* Task description: Copy down all of the data underneath, exactly as shown.

* Extracted records:

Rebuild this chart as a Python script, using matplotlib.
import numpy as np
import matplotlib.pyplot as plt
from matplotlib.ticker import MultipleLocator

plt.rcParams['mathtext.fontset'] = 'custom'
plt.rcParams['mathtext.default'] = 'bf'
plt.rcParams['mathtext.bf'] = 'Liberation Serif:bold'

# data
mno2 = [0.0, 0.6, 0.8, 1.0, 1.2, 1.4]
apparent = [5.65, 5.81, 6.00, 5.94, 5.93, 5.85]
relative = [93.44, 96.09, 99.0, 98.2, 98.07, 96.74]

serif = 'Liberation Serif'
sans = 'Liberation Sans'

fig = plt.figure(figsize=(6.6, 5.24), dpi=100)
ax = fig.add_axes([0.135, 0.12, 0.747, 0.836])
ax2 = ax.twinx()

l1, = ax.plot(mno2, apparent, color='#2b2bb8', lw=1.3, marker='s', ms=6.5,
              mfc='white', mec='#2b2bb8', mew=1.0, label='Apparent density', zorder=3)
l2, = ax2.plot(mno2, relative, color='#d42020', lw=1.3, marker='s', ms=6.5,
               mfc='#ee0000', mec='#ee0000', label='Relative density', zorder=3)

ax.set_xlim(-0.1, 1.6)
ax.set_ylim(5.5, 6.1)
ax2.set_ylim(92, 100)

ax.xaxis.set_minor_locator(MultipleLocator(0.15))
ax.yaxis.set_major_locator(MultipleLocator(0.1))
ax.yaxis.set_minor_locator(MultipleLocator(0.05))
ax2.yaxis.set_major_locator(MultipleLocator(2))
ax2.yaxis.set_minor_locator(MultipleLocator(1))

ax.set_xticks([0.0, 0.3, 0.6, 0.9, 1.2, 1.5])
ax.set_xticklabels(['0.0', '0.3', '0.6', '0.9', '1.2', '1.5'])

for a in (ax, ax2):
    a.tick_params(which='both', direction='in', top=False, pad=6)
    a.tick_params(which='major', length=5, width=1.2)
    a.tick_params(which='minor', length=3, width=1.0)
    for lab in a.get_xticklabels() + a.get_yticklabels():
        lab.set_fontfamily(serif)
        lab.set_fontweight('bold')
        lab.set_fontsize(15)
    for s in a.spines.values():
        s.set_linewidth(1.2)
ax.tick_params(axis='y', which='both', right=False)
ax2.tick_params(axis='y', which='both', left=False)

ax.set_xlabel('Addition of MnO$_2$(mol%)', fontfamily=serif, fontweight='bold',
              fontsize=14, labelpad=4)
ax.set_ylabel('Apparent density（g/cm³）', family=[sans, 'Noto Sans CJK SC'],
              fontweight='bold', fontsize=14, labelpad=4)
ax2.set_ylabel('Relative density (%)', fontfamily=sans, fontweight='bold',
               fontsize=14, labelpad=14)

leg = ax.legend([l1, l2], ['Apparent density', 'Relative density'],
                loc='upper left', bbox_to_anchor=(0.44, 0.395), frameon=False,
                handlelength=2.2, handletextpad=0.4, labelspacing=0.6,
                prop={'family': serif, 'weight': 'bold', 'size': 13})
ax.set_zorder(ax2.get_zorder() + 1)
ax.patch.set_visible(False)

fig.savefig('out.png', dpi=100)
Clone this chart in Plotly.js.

* Task response:
Rebuild this chart as a Python script, using matplotlib.
import numpy as np
import matplotlib.pyplot as plt
from matplotlib.ticker import MultipleLocator

plt.rcParams['mathtext.fontset'] = 'custom'
plt.rcParams['mathtext.default'] = 'bf'
plt.rcParams['mathtext.bf'] = 'Liberation Serif:bold'

# data
mno2 = [0.0, 0.6, 0.8, 1.0, 1.2, 1.4]
apparent = [5.65, 5.81, 6.00, 5.94, 5.93, 5.85]
relative = [93.44, 96.09, 99.0, 98.2, 98.07, 96.74]

serif = 'Liberation Serif'
sans = 'Liberation Sans'

fig = plt.figure(figsize=(6.6, 5.24), dpi=100)
ax = fig.add_axes([0.135, 0.12, 0.747, 0.836])
ax2 = ax.twinx()

l1, = ax.plot(mno2, apparent, color='#2b2bb8', lw=1.3, marker='s', ms=6.5,
              mfc='white', mec='#2b2bb8', mew=1.0, label='Apparent density', zorder=3)
l2, = ax2.plot(mno2, relative, color='#d42020', lw=1.3, marker='s', ms=6.5,
               mfc='#ee0000', mec='#ee0000', label='Relative density', zorder=3)

ax.set_xlim(-0.1, 1.6)
ax.set_ylim(5.5, 6.1)
ax2.set_ylim(92, 100)

ax.xaxis.set_minor_locator(MultipleLocator(0.15))
ax.yaxis.set_major_locator(MultipleLocator(0.1))
ax.yaxis.set_minor_locator(MultipleLocator(0.05))
ax2.yaxis.set_major_locator(MultipleLocator(2))
ax2.yaxis.set_minor_locator(MultipleLocator(1))

ax.set_xticks([0.0, 0.3, 0.6, 0.9, 1.2, 1.5])
ax.set_xticklabels(['0.0', '0.3', '0.6', '0.9', '1.2', '1.5'])

for a in (ax, ax2):
    a.tick_params(which='both', direction='in', top=False, pad=6)
    a.tick_params(which='major', length=5, width=1.2)
    a.tick_params(which='minor', length=3, width=1.0)
    for lab in a.get_xticklabels() + a.get_yticklabels():
        lab.set_fontfamily(serif)
        lab.set_fontweight('bold')
        lab.set_fontsize(15)
    for s in a.spines.values():
        s.set_linewidth(1.2)
ax.tick_params(axis='y', which='both', right=False)
ax2.tick_params(axis='y', which='both', left=False)

ax.set_xlabel('Addition of MnO$_2$(mol%)', fontfamily=serif, fontweight='bold',
              fontsize=14, labelpad=4)
ax.set_ylabel('Apparent density（g/cm³）', family=[sans, 'Noto Sans CJK SC'],
              fontweight='bold', fontsize=14, labelpad=4)
ax2.set_ylabel('Relative density (%)', fontfamily=sans, fontweight='bold',
               fontsize=14, labelpad=14)

leg = ax.legend([l1, l2], ['Apparent density', 'Relative density'],
                loc='upper left', bbox_to_anchor=(0.44, 0.395), frameon=False,
                handlelength=2.2, handletextpad=0.4, labelspacing=0.6,
                prop={'family': serif, 'weight': 'bold', 'size': 13})
ax.set_zorder(ax2.get_zorder() + 1)
ax.patch.set_visible(False)

fig.savefig('out.png', dpi=100)
Clone this chart in Plotly.js.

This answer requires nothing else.